## Problem details
From the first line of the data below through the line holding "(xlabel) at (670,525)", output each line exactly and leave the pictures out.

## Given material
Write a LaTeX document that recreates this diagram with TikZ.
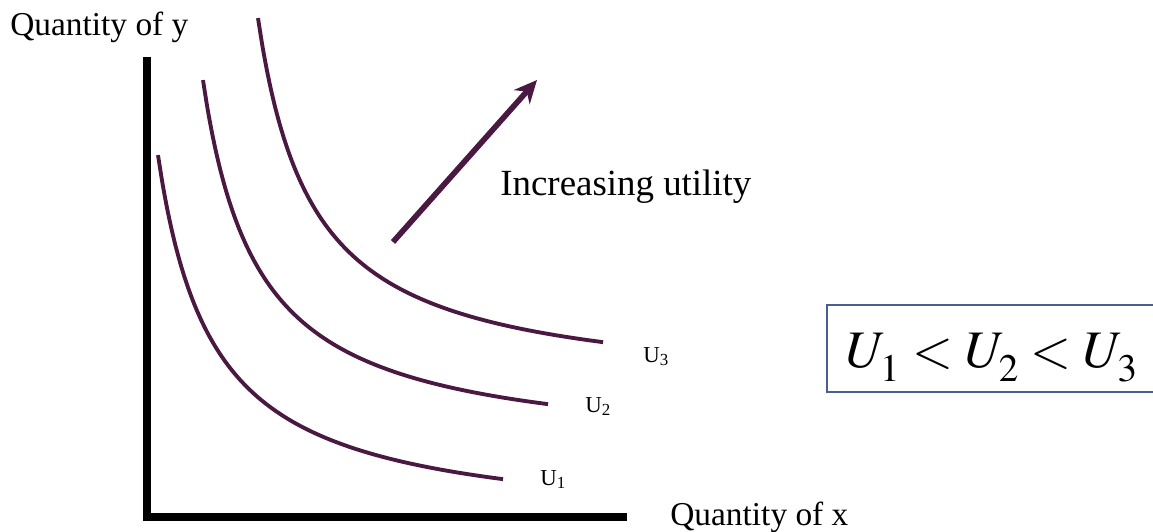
\documentclass[tikz,border=0pt]{standalone}
\usepackage{mathptmx}
\usepackage{fontspec}
\setmainfont{Liberation Serif}
\usetikzlibrary{arrows.meta, positioning}
\definecolor{plum}{HTML}{4A1942}
\definecolor{slate}{HTML}{4A5D94}
\newcommand{\ulow}[1]{U_{\lower4pt\hbox{$\scriptstyle #1$}}}

\begin{document}
\begin{tikzpicture}[x=0.02cm, y=-0.02cm,
  curve/.style={plum, line width=2.2pt},
  axislabel/.style={font=\fontsize{19}{22}\selectfont, inner sep=0pt, anchor=base west},
  ulabel/.style={font=\fontsize{13}{15}\selectfont, inner sep=0pt, anchor=base west}]
  \useasboundingbox (0,0) rectangle (1153,531);

  % axes
  \draw[line width=4pt] (147,57) |- (627,517);
  \node[axislabel] (ylabel) at (10,35) {Quantity of y};
  \node[axislabel] (xlabel) at (670,525) {Quantity of x};

  % indifference curves, same hyperbola shifted
  \foreach \dx/\dy in {0/0, -55/62, -100/137}
    \draw[curve, shift={(\dx,\dy)}] plot[domain=258:603, samples=80, smooth]
      (\x, {394 - 207.5/((\x-202.8)/100)});

  \node[ulabel] (u3lab) at (643,362) {U\textsubscript{3}};
  \node[ulabel] (u2lab) at (585,412) {U\textsubscript{2}};
  \node[ulabel] (u1lab) at (540,485) {U\textsubscript{1}};

  % direction of higher utility
  \coordinate (tail) at (393,242);
  \coordinate (tip) at (537,80);
  \draw[plum, line width=3.2pt, -{Stealth[length=13pt, width=12pt]}] (tail) -- (tip);
  \node[font=\fontsize{21}{25}\selectfont, inner sep=0pt, anchor=base west] (uplabel) at (500,195) {Increasing utility};

  % ordering box
  \draw[slate, line width=1.6pt] (827,305) rectangle (1165,392);
  \node[font=\fontsize{30}{34}\selectfont, inner sep=0pt, anchor=base] (ineq) at (992,367) {$\ulow{1} < \ulow{2} < \ulow{3}$};
\end{tikzpicture}
\end{document}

## Task solution
Write a LaTeX document that recreates this diagram with TikZ.
\documentclass[tikz,border=0pt]{standalone}
\usepackage{mathptmx}
\usepackage{fontspec}
\setmainfont{Liberation Serif}
\usetikzlibrary{arrows.meta, positioning}
\definecolor{plum}{HTML}{4A1942}
\definecolor{slate}{HTML}{4A5D94}
\newcommand{\ulow}[1]{U_{\lower4pt\hbox{$\scriptstyle #1$}}}

\begin{document}
\begin{tikzpicture}[x=0.02cm, y=-0.02cm,
  curve/.style={plum, line width=2.2pt},
  axislabel/.style={font=\fontsize{19}{22}\selectfont, inner sep=0pt, anchor=base west},
  ulabel/.style={font=\fontsize{13}{15}\selectfont, inner sep=0pt, anchor=base west}]
  \useasboundingbox (0,0) rectangle (1153,531);

  % axes
  \draw[line width=4pt] (147,57) |- (627,517);
  \node[axislabel] (ylabel) at (10,35) {Quantity of y};
  \node[axislabel] (xlabel) at (670,525) {Quantity of x};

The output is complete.